Tuesday, January 26, 2010

Sandy's TEFL Tips...

There are literally dozens of good blogs out there offering a wide range of useful tips for the devoted Tefler. Unfortunately, this blog isn't one of them. All the advice I can offer has been sieved through the bitter experience of utter classroom failure, and then discharged through a veritable gusher of untamable caustic sarcasm. As a result, I would like to present, for your greater edification ... Sandy's TEFL Tips!

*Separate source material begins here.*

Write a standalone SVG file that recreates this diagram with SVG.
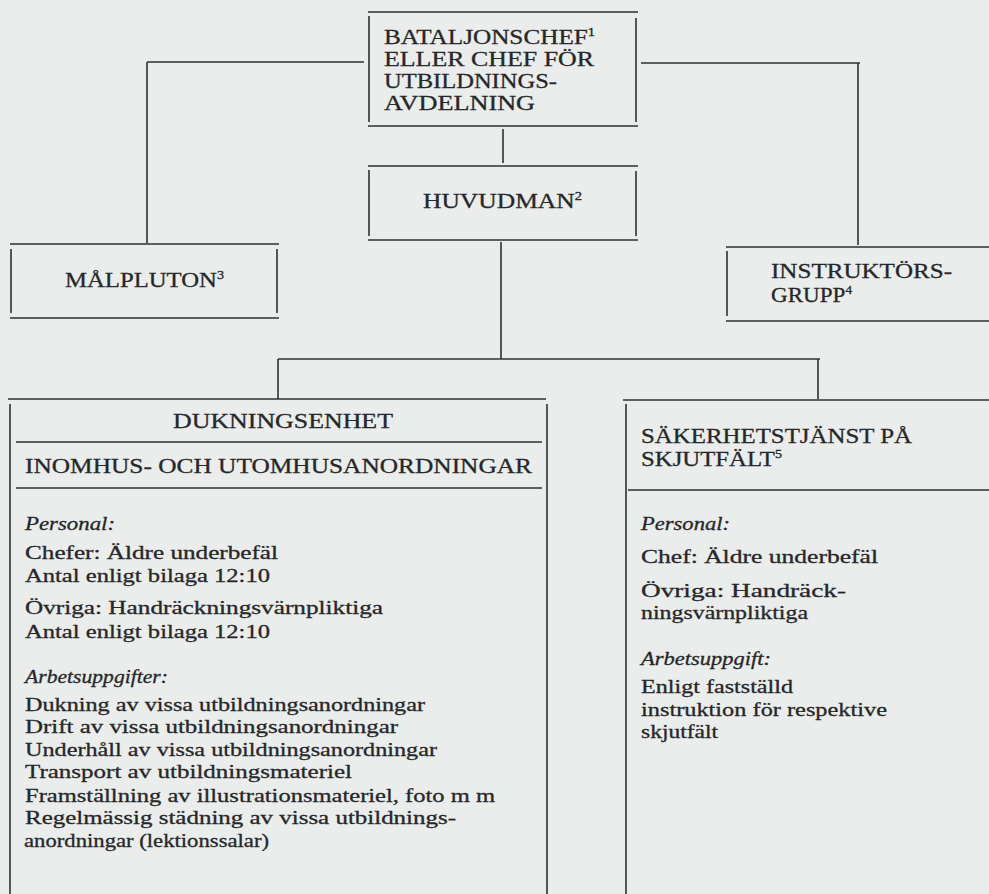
<svg xmlns="http://www.w3.org/2000/svg" width="989" height="894" viewBox="0 0 989 894">
<style>
.ln{stroke:#2f3133;stroke-width:1.6;fill:none;stroke-linecap:butt}
.t{font-family:"Liberation Serif","Times New Roman",serif;fill:#26272a;stroke:#26272a;stroke-width:0.3}
.h{font-size:21px}
.b{font-size:19px}
.i{font-style:italic}
.sup{font-size:12px}
</style>
<rect x="0" y="0" width="989" height="894" fill="#eaedeb"/>

<g id="connectors" class="ln">
  <path d="M147 62 H364 M147 62 V243"/>
  <path d="M641 63 H860 M858 63 V245"/>
  <path d="M503 129 V163"/>
  <path d="M501 242 V359"/>
  <path d="M278 359 H820"/>
  <path d="M278 359 V399"/>
  <path d="M818 359 V399"/>
</g>

<g id="bataljonschef">
  <path class="ln" d="M368 12 H638 M368 126 H638 M369 16 V122 M636 18 V122"/>
  <text class="t h" x="384" y="44" textLength="211" lengthAdjust="spacingAndGlyphs">BATALJONSCHEF<tspan class="sup" dy="-8">1</tspan></text>
  <text class="t h" x="384" y="66" textLength="210" lengthAdjust="spacingAndGlyphs">ELLER CHEF FÖR</text>
  <text class="t h" x="384" y="88" textLength="173" lengthAdjust="spacingAndGlyphs">UTBILDNINGS-</text>
  <text class="t h" x="384" y="110" textLength="151" lengthAdjust="spacingAndGlyphs">AVDELNING</text>
</g>

<g id="huvudman">
  <path class="ln" d="M368 166 H638 M368 240 H638 M369 170 V236 M636 171 V236"/>
  <text class="t h" x="423" y="208" textLength="159" lengthAdjust="spacingAndGlyphs">HUVUDMAN<tspan class="sup" dy="-8">2</tspan></text>
</g>

<g id="malpluton">
  <path class="ln" d="M10 244 H279 M10 318 H279 M11 249 V313 M277 249 V313"/>
  <text class="t h" x="65" y="287" textLength="159" lengthAdjust="spacingAndGlyphs">MÅLPLUTON<tspan class="sup" dy="-8">3</tspan></text>
</g>

<g id="instruktorsgrupp">
  <path class="ln" d="M726 247 H989 M726 321 H989 M727 251 V316"/>
  <text class="t h" x="771" y="278" textLength="181" lengthAdjust="spacingAndGlyphs">INSTRUKTÖRS-</text>
  <text class="t h" x="771" y="302" textLength="81" lengthAdjust="spacingAndGlyphs">GRUPP<tspan class="sup" dy="-8">4</tspan></text>
</g>

<g id="dukningsenhet">
  <path class="ln" d="M8 399 H546 M10 404 V894 M547 404 V894 M16 442 H542 M16 488 H542"/>
  <text class="t h" x="173" y="428" textLength="220" lengthAdjust="spacingAndGlyphs">DUKNINGSENHET</text>
  <text class="t h" x="25" y="473" textLength="507" lengthAdjust="spacingAndGlyphs">INOMHUS- OCH UTOMHUSANORDNINGAR</text>
  <text class="t b i" x="25" y="530" textLength="90" lengthAdjust="spacingAndGlyphs">Personal:</text>
  <text class="t b" x="25" y="559" textLength="253" lengthAdjust="spacingAndGlyphs">Chefer: Äldre underbefäl</text>
  <text class="t b" x="25" y="582" textLength="245" lengthAdjust="spacingAndGlyphs">Antal enligt bilaga 12:10</text>
  <text class="t b" x="25" y="614" textLength="358" lengthAdjust="spacingAndGlyphs">Övriga: Handräckningsvärnpliktiga</text>
  <text class="t b" x="25" y="638" textLength="245" lengthAdjust="spacingAndGlyphs">Antal enligt bilaga 12:10</text>
  <text class="t b i" x="25" y="683" textLength="143" lengthAdjust="spacingAndGlyphs">Arbetsuppgifter:</text>
  <text class="t b" x="25" y="711" textLength="400" lengthAdjust="spacingAndGlyphs">Dukning av vissa utbildningsanordningar</text>
  <text class="t b" x="25" y="733" textLength="373" lengthAdjust="spacingAndGlyphs">Drift av vissa utbildningsanordningar</text>
  <text class="t b" x="25" y="756" textLength="412" lengthAdjust="spacingAndGlyphs">Underhåll av vissa utbildningsanordningar</text>
  <text class="t b" x="25" y="778" textLength="327" lengthAdjust="spacingAndGlyphs">Transport av utbildningsmateriel</text>
  <text class="t b" x="25" y="802" textLength="470" lengthAdjust="spacingAndGlyphs">Framställning av illustrationsmateriel, foto m m</text>
  <text class="t b" x="25" y="824" textLength="431" lengthAdjust="spacingAndGlyphs">Regelmässig städning av vissa utbildnings-</text>
  <text class="t b" x="24" y="847" textLength="245" lengthAdjust="spacingAndGlyphs">anordningar (lektionssalar)</text>
</g>

<g id="sakerhetstjanst">
  <path class="ln" d="M623 400 H989 M626 404 V894 M628 490 H989"/>
  <text class="t h" x="641" y="443" textLength="271" lengthAdjust="spacingAndGlyphs">SÄKERHETSTJÄNST PÅ</text>
  <text class="t h" x="641" y="466" textLength="141" lengthAdjust="spacingAndGlyphs">SKJUTFÄLT<tspan class="sup" dy="-8">5</tspan></text>
  <text class="t b i" x="641" y="530" textLength="89" lengthAdjust="spacingAndGlyphs">Personal:</text>
  <text class="t b" x="641" y="563" textLength="237" lengthAdjust="spacingAndGlyphs">Chef: Äldre underbefäl</text>
  <text class="t b" x="641" y="597" textLength="205" lengthAdjust="spacingAndGlyphs">Övriga: Handräck-</text>
  <text class="t b" x="641" y="619" textLength="167" lengthAdjust="spacingAndGlyphs">ningsvärnpliktiga</text>
  <text class="t b i" x="641" y="665" textLength="130" lengthAdjust="spacingAndGlyphs">Arbetsuppgift:</text>
  <text class="t b" x="641" y="693" textLength="152" lengthAdjust="spacingAndGlyphs">Enligt fastställd</text>
  <text class="t b" x="641" y="716" textLength="246" lengthAdjust="spacingAndGlyphs">instruktion för respektive</text>
  <text class="t b" x="641" y="738" textLength="77" lengthAdjust="spacingAndGlyphs">skjutfält</text>
</g>
</svg>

You should always remember that you, dear EFL teacher, are a dedicated and deranged professional, and as such you will be expected to remember a large amount of pointless crap while you are in the classroom. So, here are a few of Sandy's really useful and unique ideas to help you make the most of your teaching...

Dos

● Act like a teacher. Acting is important, otherwise the students will realise you're a total prat, an alcoholic, or just plain mad. So, learn to act like a professional - you might just pull it off!

● Make your classes interesting - even if you aren't. By preparing a wide variety of activities and games, your students won't cotton on to the fact that you are as dull as ditchwater, and, more importantly, know absolutely nothing about English grammar and syntax at all!

● Be consistent with the rules. It's very bad form to play favourites, so just make sure you treat all of your students equally badly. Give them the contempt they deserve!

● Plan your lessons ahead of time - and recycle them endlessly. Winging it doesn’t always work, especially with an enormous hangover, so you should have exactly what you need at hand, before you enter the classroom.

● Make sure the topic is appropriate. Both men and women are keen on sex, so talk about it endlessly. But remember - some issues that are acceptable at home could be taboo abroad, so start telling them their culture is primitive and backwards, and enjoy rubbing their noses in it.

● Speak clearly and loudly. Even better, shout, stamp your feet, and throw things at them if they don't give you their constant attention.

● Tell the students why you want them to do something - even if you have no idea why. They probably won't understand you anyway, but they'll think you really know your stuff.

● Expect the unexpected. Maybe you planned an activity for ten students and only five showed up? Always have a back-up plan - like adjourning to the pub, or having a joint-rolling contest. See who can balance a tumbler full of vodka on their nose for the longest!

● Keep an open mind. Some countries have laid-back ideas about timing, so you can roll in 15 minutes late and nobody makes a fuss. Students may show up even later, so use their appearance to crack jokes about where they might've been. Nobody will understand your attempts at humour, and the whole class will think you're a real card.

● Ask your students for feedback - then forget it. Most times they will be honest and tell you if they liked or didn’t like the activities you planned. Take their feedback forms with you when you visit the toilet, and make sure they see you doing so - and returning empty-handed.

● Respect their suggestions for things that you can do as a class. Then just tell them that YOU are the boss, with that expensive Tefl certificate on the wall, and they really shouldn't poke their nose into matters of pedagogical procedure. But nicely...

● Adapt your teaching style. Some students like to think things over and have everything perfect before speaking - so quietly ignore them. Others want to shout out the answer as soon as they know it - so tell them to shut up. After all, you ARE the boss!

● Bring realia into the classroom. Porno pictures from magazines, explicit photos of former boy/girlfriends, empty bottles of vodka - these are real objects that can make lessons come alive.

Don’ts

● Wear your weekend clothes to class. The students don't want to know that you're a transvestite or into lycra-bondage. Piercings and tattoos should be covered up, especially the ones on your buttocks, stomach, breasts and nipples, etc.

● Dumb students down - they're probably dumb enough already. Just because one can’t answer a question, it doesn’t mean he doesn't know - he might just be too thick to understand. So ask a different question, or see if someone else can help the student - then laugh at him.

● Embarrass your students ... too often. Ritual humiliation soon becomes demotivating, so just keep it for that special occasion.

For an alternative version of the above advice, you could try the following link...

http://www.eltworld.net/times/2009/06/general-tips-for-teaching-english/#

4 comments:

Mr Crocker said...

Sandy, I'm disappointed. There's no mention of the physical and psychological torture that is part of my daily teaching experience. I really don't think you're half as professional as you should be!

TEFL makes me feel like a secret agent. said...

These are all very true, very important do's and don'ts. Perhaps you could design your own teacher training course based on these tips? Teachers would be better pepared than what they get at most 'reputable' teacher training courses!

The most important you mentioned I think is recycling lessons. There is no need to be completely original for every class. If you have developed an engaging and constructive lesson plan that people enjoy use that bastard over and over again...

I have a few that have literally earned me hundreds of dollars.

pete thompson said...

What appalling puerile rubbish

The TEFL Tradesman said...

Thanbks for the compliment, Pete. I really appreciate it!